For the European Union (EU), past weaknesses during major public health crises, like the outbreak of Foot and Mouth disease in the early 2000’s or the SARs epidemic in 2003, led to the emergence of new and improved procurement processes and crisis-response mechanisms. However, it would be the Swine Flu pandemic of 2009 that would be the catalyst for the emergence of the EU’s Joint Procurement mechanism.
During the Swine Flu pandemic, it became apparent that, despite the existence of the EU’s Single Market, some Member States had issues accessing and purchasing vital vaccinations and medications. In response, the European Commission worked on establishing the Joint Procurement (JP) mechanism for medical supplies including vaccines, as they sought to heighten preparedness for future pandemics.
Since coming into effect in 2014, twenty–seven Member States plus the United Kingdom and Norway, have signed the Joint Procurement Agreement, ultimately guaranteeing them fairer prices and access to medical supplies within the EU. However, as Europe and the world grapple with COVID-19, that the EU’s Joint Procurement mechanism is being put to its first crisis test.
The role of the EU’s Joint Procurement Agreement in COVID-19 response:
As Europe has become the epicentre of the virus throughout February and March, healthcare officials across the EU became increasingly vocal regarding concerns over the lack of availability of Personal Protective Equipment (PPE). These include face masks and shields, goggles and overalls for healthcare professionals and medical equipment such as ventilators for patients. It became clear, that not only would the demand for PPE and respiratory equipment far surpass the normal capabilities of the supply chains, but time was also of the essence.

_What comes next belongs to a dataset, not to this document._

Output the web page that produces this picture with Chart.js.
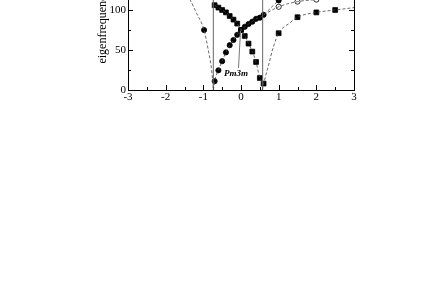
<!DOCTYPE html>
<html lang="en">
<head>
  <meta charset="UTF-8">
  <title>eigenfrequency</title>
  <style>
    body {
      margin: 0;
      background: white;
      overflow: hidden;
      width: 436px;
      height: 308px;
    }
    #box {
      position: absolute;
      left: 0;
      top: -100px;
      width: 436px;
      height: 220px;
    }
  </style>
</head>
<body>
  <div id="box"><canvas id="chart" width="436" height="220"></canvas></div>

  <script src="https://cdn.jsdelivr.net/npm/chart.js"></script>
  <script>
    // soft mode branches around the Pm3m point
    const branchX = [-0.7, -0.6, -0.5, -0.4, -0.3, -0.2, -0.1, 0, 0.1, 0.2, 0.3, 0.4, 0.5, 0.6];
    const descY = [106, 103, 100, 97, 92.5, 88, 83, 75, 67.5, 58, 48, 35, 15, 8];
    const ascY = [11, 24.6, 36, 47, 56, 62.5, 69, 75, 79, 82.5, 85.4, 89, 90.4, 94];

    // dashed guide curves
    const leftCurveX = [-2.0, -1.6, -1.35, -1.18, -0.98, -0.87, -0.78, -0.73];
    const leftCurveY = [145, 128, 112.5, 96, 75, 50, 25, 0];
    const ascCurveX = [-0.73, ...branchX, 0.8, 1.0, 1.2];
    const ascCurveY = [0, ...ascY, 103, 112, 120];
    const openCurveX = [0.6, 1.0, 1.5, 2.0, 2.5, 3.0];
    const openCurveY = [94, 104, 110.5, 113, 115, 116];
    const lowCurveX = [0.56, 0.65, 0.72, 0.86, 1.0, 1.3, 1.5, 2.0, 2.5, 3.0];
    const lowCurveY = [0, 17, 29, 54, 71, 84, 91, 97, 100, 103];

    // extra markers
    const leftMarkX = [-0.98];
    const leftMarkY = [75];
    const ascUpMarkX = [1.0];
    const ascUpMarkY = [112];
    const openMarkX = [1.0, 1.5, 2.0];
    const openMarkY = [104, 110.5, 113];
    const lowMarkX = [1.0, 1.5, 2.0, 2.5];
    const lowMarkY = [71, 91, 97, 100];

    // phase boundaries and label pointer
    const boundaryX = [-0.735, 0.575];
    const pointerX = [-0.066, -0.013];
    const pointerY = [27.5, 73.7];
    const labelPos = { x: -0.13, y: 21, text: 'Pm3m' };

    const xTicks = [-3, -2.5, -2, -1.5, -1, -0.5, 0, 0.5, 1, 1.5, 2, 2.5, 3];
    const yTicks = [0, 25, 50, 75, 100, 125, 150, 175, 200];

    const pts = (xs, ys) => xs.map((x, i) => ({ x: x, y: ys[i] }));

    const dashed = (xs, ys) => ({
      data: pts(xs, ys),
      showLine: true,
      borderColor: '#444',
      borderWidth: 0.8,
      borderDash: [3, 2],
      cubicInterpolationMode: 'monotone',
      pointRadius: 0
    });

    const marks = (xs, ys, style, filled) => ({
      data: pts(xs, ys),
      showLine: false,
      pointStyle: style,
      pointRadius: style === 'rect' ? 3.4 : 2.6,
      pointBackgroundColor: filled ? '#000' : '#fff',
      pointBorderColor: '#000',
      pointBorderWidth: 0.8
    });

    const solid = (xs, ys, color) => ({
      data: pts(xs, ys),
      showLine: true,
      borderColor: color,
      borderWidth: 1,
      pointRadius: 0
    });

    const datasets = [
      dashed(leftCurveX, leftCurveY),
      dashed(ascCurveX, ascCurveY),
      dashed(branchX, descY),
      dashed(openCurveX, openCurveY),
      dashed(lowCurveX, lowCurveY),
      solid([boundaryX[0], boundaryX[0]], [0, 200], '#666'),
      solid([boundaryX[1], boundaryX[1]], [0, 200], '#666'),
      solid(pointerX, pointerY, '#777'),
      marks(branchX, descY, 'rect', true),
      marks(branchX, ascY, 'circle', true),
      marks(leftMarkX, leftMarkY, 'circle', true),
      marks(ascUpMarkX, ascUpMarkY, 'circle', true),
      marks(openMarkX, openMarkY, 'circle', false),
      marks(lowMarkX, lowMarkY, 'rect', true)
    ];

    // frame with inward ticks on all four sides, plus the Pm3m label
    const frame = {
      id: 'frame',
      afterDatasetsDraw(chart) {
        const ctx = chart.ctx;
        const a = chart.chartArea;
        const x = chart.scales.x;
        const y = chart.scales.y;
        ctx.save();
        ctx.strokeStyle = '#000';
        ctx.lineWidth = 1;
        ctx.strokeRect(Math.round(a.left) + 0.5, Math.round(a.top) + 0.5,
          Math.round(a.right - a.left), Math.round(a.bottom - a.top));
        ctx.beginPath();
        xTicks.forEach(v => {
          const px = Math.round(x.getPixelForValue(v)) + 0.5;
          const len = Number.isInteger(v) ? 5 : 3;
          ctx.moveTo(px, a.bottom); ctx.lineTo(px, a.bottom - len);
          ctx.moveTo(px, a.top); ctx.lineTo(px, a.top + len);
        });
        yTicks.forEach(v => {
          const py = Math.round(y.getPixelForValue(v)) + 0.5;
          const len = v % 50 === 0 ? 5 : 3;
          ctx.moveTo(a.left, py); ctx.lineTo(a.left + len, py);
          ctx.moveTo(a.right, py); ctx.lineTo(a.right - len, py);
        });
        ctx.stroke();

        ctx.fillStyle = '#000';
        ctx.font = 'italic bold 9px "Liberation Serif"';
        ctx.textAlign = 'center';
        ctx.textBaseline = 'middle';
        ctx.fillText(labelPos.text, x.getPixelForValue(labelPos.x), y.getPixelForValue(labelPos.y));
        ctx.restore();
      }
    };

    const ctx = document.getElementById('chart').getContext('2d');
    new Chart(ctx, {
      type: 'scatter',
      data: { datasets: datasets },
      options: {
        responsive: false,
        animation: false,
        devicePixelRatio: 1,
        layout: { padding: { left: 88, right: 82, top: 30, bottom: 10 } },
        plugins: {
          legend: { display: false },
          tooltip: { enabled: false }
        },
        scales: {
          x: {
            type: 'linear',
            min: -3,
            max: 3,
            grid: { display: false, drawTicks: false },
            border: { display: false },
            ticks: {
              stepSize: 1,
              padding: 1,
              color: '#000',
              font: { family: 'Liberation Serif', size: 11 }
            },
            afterFit: s => { s.height = 20; }
          },
          y: {
            min: 0,
            max: 200,
            grid: { display: false, drawTicks: false },
            border: { display: false },
            ticks: {
              stepSize: 50,
              padding: 2,
              color: '#000',
              font: { family: 'Liberation Serif', size: 11 }
            },
            title: {
              display: true,
              text: 'eigenfrequency (cm⁻¹)',
              color: '#000',
              padding: { top: 8, bottom: 0 },
              font: { family: 'Liberation Serif', size: 12 }
            },
            afterFit: s => { s.width = 40; }
          }
        }
      },
      plugins: [frame]
    });
  </script>
</body>
</html>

The European Commission tried to respond quickly by accelerating their joint procurement to ensure swift access and security of supply for PPE and medical equipment, with 25 Member States opting to participate. Interested companies who can supply the necessary equipment have six days to register their interest, with Member States able to secure the contract immediately following the closure of the tender.
EU27 countries have also come together under an act proposed by the European Commission to ensure that vital supplies remain within the EU Single Market and are not being exported to third-party countries. The first call for tender went out on the 28 February for gloves and surgical gowns specifically. As the crisis deepened across Europe, further calls were launched. On 17 March, a call for PPE (eye and physical protection) as well as medical equipment like ventilators that were in short supply went out, and on 19 March a call to produce laboratory equipment went live.

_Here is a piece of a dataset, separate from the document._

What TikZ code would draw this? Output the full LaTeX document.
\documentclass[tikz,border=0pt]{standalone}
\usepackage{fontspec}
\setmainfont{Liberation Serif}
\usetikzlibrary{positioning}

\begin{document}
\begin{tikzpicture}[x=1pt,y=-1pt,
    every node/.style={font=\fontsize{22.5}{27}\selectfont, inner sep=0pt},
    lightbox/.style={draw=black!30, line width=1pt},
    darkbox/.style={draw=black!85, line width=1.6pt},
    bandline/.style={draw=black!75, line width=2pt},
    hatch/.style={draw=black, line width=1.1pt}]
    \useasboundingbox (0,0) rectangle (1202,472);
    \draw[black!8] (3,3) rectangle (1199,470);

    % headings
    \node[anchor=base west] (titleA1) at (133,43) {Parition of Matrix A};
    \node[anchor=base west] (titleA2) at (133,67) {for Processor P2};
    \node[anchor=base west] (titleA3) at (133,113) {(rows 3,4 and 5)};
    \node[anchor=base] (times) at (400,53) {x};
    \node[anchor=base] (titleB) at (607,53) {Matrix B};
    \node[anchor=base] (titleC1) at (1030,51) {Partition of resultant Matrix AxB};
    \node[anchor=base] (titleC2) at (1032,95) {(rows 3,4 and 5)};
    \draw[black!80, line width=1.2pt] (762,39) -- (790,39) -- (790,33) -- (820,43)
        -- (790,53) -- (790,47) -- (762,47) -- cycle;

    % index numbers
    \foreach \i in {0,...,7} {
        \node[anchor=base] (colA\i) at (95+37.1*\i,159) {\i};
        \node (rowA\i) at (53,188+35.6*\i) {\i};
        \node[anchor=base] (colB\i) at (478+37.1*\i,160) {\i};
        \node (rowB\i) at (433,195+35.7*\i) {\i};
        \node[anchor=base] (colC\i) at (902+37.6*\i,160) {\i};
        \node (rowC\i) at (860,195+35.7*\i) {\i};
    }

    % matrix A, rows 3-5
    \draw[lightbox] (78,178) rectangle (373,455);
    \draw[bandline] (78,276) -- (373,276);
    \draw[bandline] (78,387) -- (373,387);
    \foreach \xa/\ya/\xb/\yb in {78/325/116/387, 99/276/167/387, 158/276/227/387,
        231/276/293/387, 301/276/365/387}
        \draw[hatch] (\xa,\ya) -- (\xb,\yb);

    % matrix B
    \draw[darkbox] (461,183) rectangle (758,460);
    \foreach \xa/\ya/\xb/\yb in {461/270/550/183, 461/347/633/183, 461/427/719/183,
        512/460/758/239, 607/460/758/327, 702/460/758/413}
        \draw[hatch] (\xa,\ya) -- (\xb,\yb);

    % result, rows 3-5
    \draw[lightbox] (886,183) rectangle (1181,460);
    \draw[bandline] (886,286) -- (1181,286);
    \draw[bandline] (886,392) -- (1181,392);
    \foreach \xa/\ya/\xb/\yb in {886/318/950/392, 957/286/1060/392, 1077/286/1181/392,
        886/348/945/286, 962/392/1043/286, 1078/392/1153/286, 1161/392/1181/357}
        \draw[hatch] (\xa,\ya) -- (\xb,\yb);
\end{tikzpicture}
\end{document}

In a bid to ensure the widest pool of suppliers possible, the EU, in conjunction with industry experts and Member States has moved to temporarily eliminate some common barriers that exist within the industry. A range of European standards for PPE and other medical equipment have been made publicly available and, in some cases, funding has been granted to businesses that can either transform their production line to produce the necessary equipment, or that can increase their production capacity.
Furthermore, the EU launched its first ever “RescEU” stockpile of medical equipment in March which will enable Member States to stockpile equipment such as PPE, ventilators and laboratory supplies with 90% of the cost incurred by European Commission. The country that procures the supplies will be responsible for storing the equipment, but it will then be distributed by the EU’s Emergency Response Coordination Centre.

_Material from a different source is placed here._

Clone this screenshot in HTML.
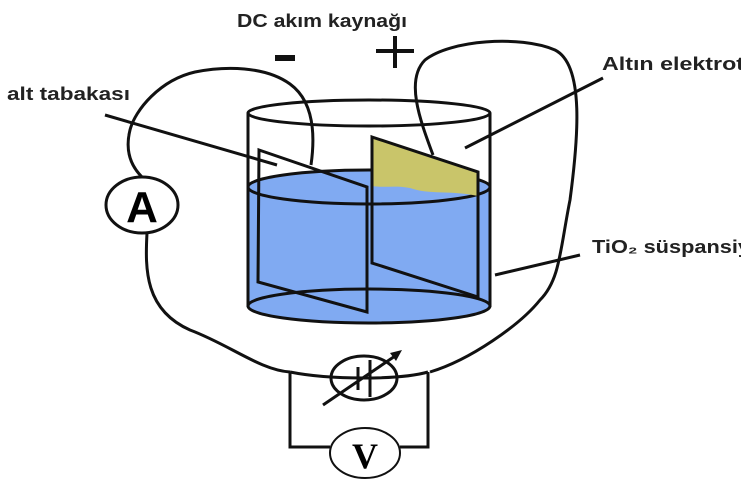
<!DOCTYPE html>
<html><head><style>body{margin:0;background:#fff}svg{display:block}</style></head><body>
<svg width="741" height="486" viewBox="0 0 741 486" xmlns="http://www.w3.org/2000/svg" font-family="Liberation Sans, sans-serif">
<!-- liquid -->
<path d="M248,187 L248,305 A121,17 0 0 0 490,305 L490,187 Z" fill="#80aaf2"/>
<ellipse cx="369" cy="187" rx="121" ry="17" fill="#80aaf2" stroke="#111" stroke-width="3"/>
<!-- yellow gold -->
<path d="M372,137 L478,172 L478,196 C450,190 430,195 410,188 C395,185 385,188 372,186 Z" fill="#c9c56a"/>
<!-- cylinder -->
<ellipse cx="369" cy="113" rx="121" ry="13" fill="none" stroke="#111" stroke-width="3"/>
<line x1="248" y1="113" x2="248" y2="307" stroke="#111" stroke-width="3"/>
<line x1="490" y1="113" x2="490" y2="307" stroke="#111" stroke-width="3"/>
<ellipse cx="369" cy="306" rx="121" ry="17" fill="none" stroke="#111" stroke-width="3"/>
<!-- plates -->
<polygon points="259,150 367,187 367,312 258,282" fill="none" stroke="#111" stroke-width="3"/>
<polygon points="372,137 478,172 478,297 372,263" fill="none" stroke="#111" stroke-width="3"/>
<!-- wires -->
<g fill="none" stroke="#111" stroke-width="3">
<path d="M311,165 C316,130 312,100 290,84 C265,66 225,66 195,72 C160,80 135,110 130,130 C125,150 130,165 142,177"/>
<path d="M147,233 C145,270 145,310 190,330 C230,345 260,370 290,372"/>
<path d="M433,155 C420,120 405,80 425,60 C450,40 520,35 555,50 C585,65 578,140 570,200 C560,250 560,280 540,300 C520,325 470,360 430,372"/>
<path d="M290,372 C330,380 400,380 428,372"/>
<path d="M290,372 L290,447 L330,447 M400,447 L428,447 L428,372"/>
<path d="M105,115 L277,165"/>
<path d="M603,78 L465,148"/>
<path d="M495,275 L580,255"/>
</g>
<ellipse cx="142" cy="205" rx="36" ry="28" fill="#fff" stroke="#111" stroke-width="3"/>
<text x="142" y="222" font-family="Liberation Sans, sans-serif" font-weight="bold" font-size="44" text-anchor="middle">A</text>
<ellipse cx="364" cy="378" rx="33" ry="22" fill="none" stroke="#111" stroke-width="3"/>
<g stroke="#111" stroke-width="3" fill="none">
<line x1="323" y1="405" x2="398" y2="354"/><line x1="370" y1="360" x2="370" y2="397"/><line x1="358" y1="367" x2="358" y2="390"/>
</g>
<polygon points="402,350 390,353 396,361" fill="#111"/>
<ellipse cx="365" cy="453" rx="35" ry="25" fill="#fff" stroke="#111" stroke-width="2"/>
<text x="365" y="468" font-family="Liberation Serif, serif" font-weight="bold" font-size="36" text-anchor="middle">V</text>
<text x="237" y="27" font-size="18" font-weight="bold" fill="#222" textLength="170" lengthAdjust="spacingAndGlyphs">DC akım kaynağı</text>
<rect x="275" y="55" width="20" height="6" fill="#111"/>
<rect x="393" y="36" width="4" height="32" fill="#111"/>
<rect x="376" y="49" width="38" height="4" fill="#111"/>
<text x="602" y="70" font-size="18" font-weight="bold" fill="#222" textLength="142" lengthAdjust="spacingAndGlyphs">Altın elektrot</text>
<text x="7" y="100" font-size="18" font-weight="bold" fill="#222" textLength="123" lengthAdjust="spacingAndGlyphs">alt tabakası</text>
<text x="592" y="253" font-size="18" font-weight="bold" fill="#222" textLength="158" lengthAdjust="spacingAndGlyphs">TiO₂ süspansiy</text>
</svg>
</body></html>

Within a few weeks of the calls for tender, the JP scheme had received offers from companies across the EU that fulfilled the demand, and in some cases far exceeded it. Although the offers are required to be assessed to ensure that they meet EU safety standards, countries can generally expect the arrival of their orders two weeks from the date they signed the contract.
How Procurement Processes could be improved:
While initiatives like Joint Procurement and the RescEU stockpile appear to offer strong solutions to a common problem on paper, they can often be hampered by the individualistic decisions taken by Member States, or simple structural issues. Although almost all Member States are participating in JP, the participation remains voluntary. Within those who participate, some Member States enter into the process in a better position than others, due to the budgetary capacity of the country as well as prior experience with procurement measures.
Aside from the inequalities that can exist when Member States bid for goods, there are some structural inefficiencies regarding procurement that need to be addressed. The current structure under the JP, where Member States must bid for equipment, which includes consultations and deliberations over terms of contract which regardless of the outcome, ensures delays to the overall response and limits flexibility.
Similarly, with the RescEU mechanism it is important to note that it is very dependent on the Member State that launches the process. An initiative coordinated in this manner runs the risk of becoming a series of individual responses connected only by a common source of funding, instead of a collective effort to fight a common crisis.
What is clear from analysis of the EU’s JP, is that the level of European solidarity shown throughout this process will impact greatly on its success. While previous pandemics have highlighted weaknesses in both the EU’s response mechanisms and the ability of Member States to access and purchase vital vaccines and medications, so too will COVID-19 expose the same regarding JP. Just as past pandemics resulted in ‘more Europe’ in this area, a post-COVID-19 Europe will likely see another change to this important public health process. Recent research has suggested that EU citizens are ready for a more central role for the EU to poll medicine procurement and share the risks at the EU level.